What this task involves:
Restate the listing that follows word for word, without its pictures.

Data provided:
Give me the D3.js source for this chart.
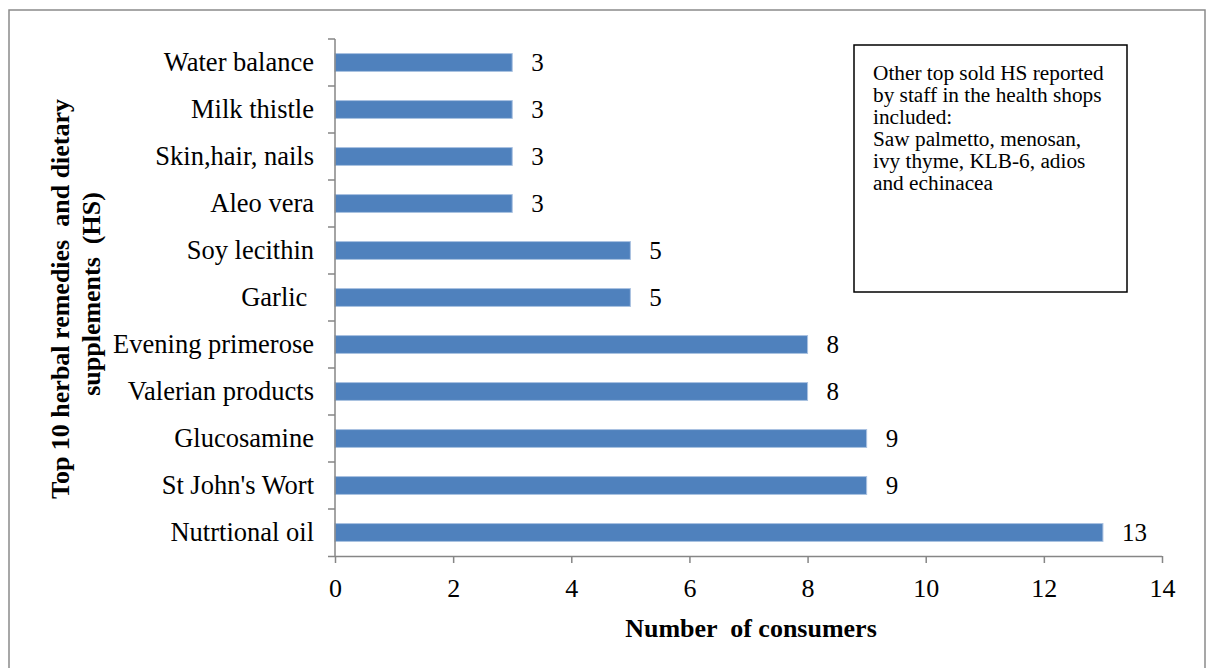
<!DOCTYPE html>
<html>
<head>
<meta charset="utf-8">
<script src="https://cdn.jsdelivr.net/npm/d3@7"></script>
<style>
  html, body { margin: 0; padding: 0; background: #fff; }
  svg { display: block; }
  text { font-family: "Liberation Serif", "Times New Roman", serif; fill: #000; }
</style>
</head>
<body>
<svg id="chart" width="1213" height="668"></svg>
<script>
// Products, top to bottom
const categories = [
  "Water balance", "Milk thistle", "Skin,hair, nails", "Aleo vera",
  "Soy lecithin", "Garlic ", "Evening primerose", "Valerian products",
  "Glucosamine", "St John's Wort", "Nutrtional oil"
];
// Number of consumers per product
const values = [3, 3, 3, 3, 5, 5, 8, 8, 9, 9, 13];
// X axis ticks
const xTicks = [0, 2, 4, 6, 8, 10, 12, 14];

const noteLines = [
  "Other top sold HS reported",
  "by staff in the health shops",
  "included:",
  "Saw palmetto, menosan,",
  "ivy thyme, KLB-6, adios",
  "and echinacea"
];

const svg = d3.select("#chart");
const axisColor = "#868686";

// outer frame
svg.append("rect")
  .attr("x", 9).attr("y", 10)
  .attr("width", 1196).attr("height", 680)
  .attr("fill", "none").attr("stroke", "#8a8a8a").attr("stroke-width", 1.5);

const plot = { left: 335, right: 1162, top: 39, bottom: 556 };

const x = d3.scaleLinear().domain([0, 14]).range([plot.left, plot.right]);
const y = d3.scaleBand().domain(categories)
  .range([plot.top, plot.bottom])
  .paddingInner(0.62).paddingOuter(0.31);

// bars
svg.append("g").selectAll("rect")
  .data(categories)
  .join("rect")
  .attr("x", x(0))
  .attr("y", d => y(d))
  .attr("width", (d, i) => x(values[i]) - x(0))
  .attr("height", y.bandwidth())
  .attr("fill", "#4f81bd")
  .attr("stroke", "#a9c1e0")
  .attr("stroke-width", 1);

// value labels
svg.append("g").selectAll("text")
  .data(categories)
  .join("text")
  .attr("x", (d, i) => x(values[i]) + 19)
  .attr("y", d => y(d) + y.bandwidth() / 2)
  .attr("dominant-baseline", "central")
  .style("font-size", "25px")
  .text((d, i) => values[i]);

// x axis
const xAxis = svg.append("g")
  .attr("transform", `translate(0,${plot.bottom})`)
  .call(d3.axisBottom(x).tickValues(xTicks).tickSize(7).tickSizeOuter(0).tickPadding(16));
xAxis.select(".domain").attr("stroke", axisColor).attr("stroke-width", 1.5)
  .attr("d", `M${plot.left - 7},0.5H${plot.right}`);
xAxis.selectAll(".tick line").attr("stroke", axisColor).attr("stroke-width", 1.5);
xAxis.selectAll(".tick text")
  .style("font-size", "26px").attr("fill", "#000");

// y axis: labels centred on bands, ticks at band boundaries
const yAxis = svg.append("g")
  .attr("transform", `translate(${plot.left},0)`)
  .call(d3.axisLeft(y).tickSize(0).tickPadding(21));
yAxis.select(".domain").attr("stroke", axisColor).attr("stroke-width", 1.5)
  .attr("d", `M0,${plot.top}V${plot.bottom}`);
yAxis.selectAll(".tick text")
  .style("font-size", "26.5px").attr("fill", "#000")
  .style("white-space", "pre");

const step = y.step();
const boundaries = d3.range(categories.length).map(i => plot.top + i * step);
yAxis.append("g").selectAll("line")
  .data(boundaries)
  .join("line")
  .attr("x1", -7).attr("x2", 0)
  .attr("y1", d => d).attr("y2", d => d)
  .attr("stroke", axisColor).attr("stroke-width", 1.5);

// axis titles
svg.append("text")
  .attr("x", 751).attr("y", 637)
  .attr("text-anchor", "middle")
  .style("font-size", "26px").attr("font-weight", "bold")
  .style("white-space", "pre")
  .text("Number  of consumers");

svg.append("text")
  .attr("transform", "translate(60,299) rotate(-90)")
  .attr("text-anchor", "middle")
  .attr("dominant-baseline", "central")
  .style("font-size", "26px").attr("font-weight", "bold")
  .style("white-space", "pre")
  .text("Top 10 herbal remedies  and dietary");

svg.append("text")
  .attr("transform", "translate(91,294) rotate(-90)")
  .attr("text-anchor", "middle")
  .attr("dominant-baseline", "central")
  .style("font-size", "26px").attr("font-weight", "bold")
  .style("white-space", "pre")
  .text("supplements  (HS)");

// note box
svg.append("rect")
  .attr("x", 854).attr("y", 45)
  .attr("width", 273).attr("height", 247)
  .attr("fill", "#fff").attr("stroke", "#000").attr("stroke-width", 1.5);

svg.append("g").selectAll("text")
  .data(noteLines)
  .join("text")
  .attr("x", 873)
  .attr("y", (d, i) => 80 + i * 22)
  .style("font-size", "21.3px")
  .text(d => d);
</script>
</body>
</html>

Full answer:
Give me the D3.js source for this chart.
<!DOCTYPE html>
<html>
<head>
<meta charset="utf-8">
<script src="https://cdn.jsdelivr.net/npm/d3@7"></script>
<style>
  html, body { margin: 0; padding: 0; background: #fff; }
  svg { display: block; }
  text { font-family: "Liberation Serif", "Times New Roman", serif; fill: #000; }
</style>
</head>
<body>
<svg id="chart" width="1213" height="668"></svg>
<script>
// Products, top to bottom
const categories = [
  "Water balance", "Milk thistle", "Skin,hair, nails", "Aleo vera",
  "Soy lecithin", "Garlic ", "Evening primerose", "Valerian products",
  "Glucosamine", "St John's Wort", "Nutrtional oil"
];
// Number of consumers per product
const values = [3, 3, 3, 3, 5, 5, 8, 8, 9, 9, 13];
// X axis ticks
const xTicks = [0, 2, 4, 6, 8, 10, 12, 14];

const noteLines = [
  "Other top sold HS reported",
  "by staff in the health shops",
  "included:",
  "Saw palmetto, menosan,",
  "ivy thyme, KLB-6, adios",
  "and echinacea"
];

const svg = d3.select("#chart");
const axisColor = "#868686";

// outer frame
svg.append("rect")
  .attr("x", 9).attr("y", 10)
  .attr("width", 1196).attr("height", 680)
  .attr("fill", "none").attr("stroke", "#8a8a8a").attr("stroke-width", 1.5);

const plot = { left: 335, right: 1162, top: 39, bottom: 556 };

const x = d3.scaleLinear().domain([0, 14]).range([plot.left, plot.right]);
const y = d3.scaleBand().domain(categories)
  .range([plot.top, plot.bottom])
  .paddingInner(0.62).paddingOuter(0.31);

// bars
svg.append("g").selectAll("rect")
  .data(categories)
  .join("rect")
  .attr("x", x(0))
  .attr("y", d => y(d))
  .attr("width", (d, i) => x(values[i]) - x(0))
  .attr("height", y.bandwidth())
  .attr("fill", "#4f81bd")
  .attr("stroke", "#a9c1e0")
  .attr("stroke-width", 1);

// value labels
svg.append("g").selectAll("text")
  .data(categories)
  .join("text")
  .attr("x", (d, i) => x(values[i]) + 19)
  .attr("y", d => y(d) + y.bandwidth() / 2)
  .attr("dominant-baseline", "central")
  .style("font-size", "25px")
  .text((d, i) => values[i]);

// x axis
const xAxis = svg.append("g")
  .attr("transform", `translate(0,${plot.bottom})`)
  .call(d3.axisBottom(x).tickValues(xTicks).tickSize(7).tickSizeOuter(0).tickPadding(16));
xAxis.select(".domain").attr("stroke", axisColor).attr("stroke-width", 1.5)
  .attr("d", `M${plot.left - 7},0.5H${plot.right}`);
xAxis.selectAll(".tick line").attr("stroke", axisColor).attr("stroke-width", 1.5);
xAxis.selectAll(".tick text")
  .style("font-size", "26px").attr("fill", "#000");

// y axis: labels centred on bands, ticks at band boundaries
const yAxis = svg.append("g")
  .attr("transform", `translate(${plot.left},0)`)
  .call(d3.axisLeft(y).tickSize(0).tickPadding(21));
yAxis.select(".domain").attr("stroke", axisColor).attr("stroke-width", 1.5)
  .attr("d", `M0,${plot.top}V${plot.bottom}`);
yAxis.selectAll(".tick text")
  .style("font-size", "26.5px").attr("fill", "#000")
  .style("white-space", "pre");

const step = y.step();
const boundaries = d3.range(categories.length).map(i => plot.top + i * step);
yAxis.append("g").selectAll("line")
  .data(boundaries)
  .join("line")
  .attr("x1", -7).attr("x2", 0)
  .attr("y1", d => d).attr("y2", d => d)
  .attr("stroke", axisColor).attr("stroke-width", 1.5);

// axis titles
svg.append("text")
  .attr("x", 751).attr("y", 637)
  .attr("text-anchor", "middle")
  .style("font-size", "26px").attr("font-weight", "bold")
  .style("white-space", "pre")
  .text("Number  of consumers");

svg.append("text")
  .attr("transform", "translate(60,299) rotate(-90)")
  .attr("text-anchor", "middle")
  .attr("dominant-baseline", "central")
  .style("font-size", "26px").attr("font-weight", "bold")
  .style("white-space", "pre")
  .text("Top 10 herbal remedies  and dietary");

svg.append("text")
  .attr("transform", "translate(91,294) rotate(-90)")
  .attr("text-anchor", "middle")
  .attr("dominant-baseline", "central")
  .style("font-size", "26px").attr("font-weight", "bold")
  .style("white-space", "pre")
  .text("supplements  (HS)");

// note box
svg.append("rect")
  .attr("x", 854).attr("y", 45)
  .attr("width", 273).attr("height", 247)
  .attr("fill", "#fff").attr("stroke", "#000").attr("stroke-width", 1.5);

svg.append("g").selectAll("text")
  .data(noteLines)
  .join("text")
  .attr("x", 873)
  .attr("y", (d, i) => 80 + i * 22)
  .style("font-size", "21.3px")
  .text(d => d);
</script>
</body>
</html>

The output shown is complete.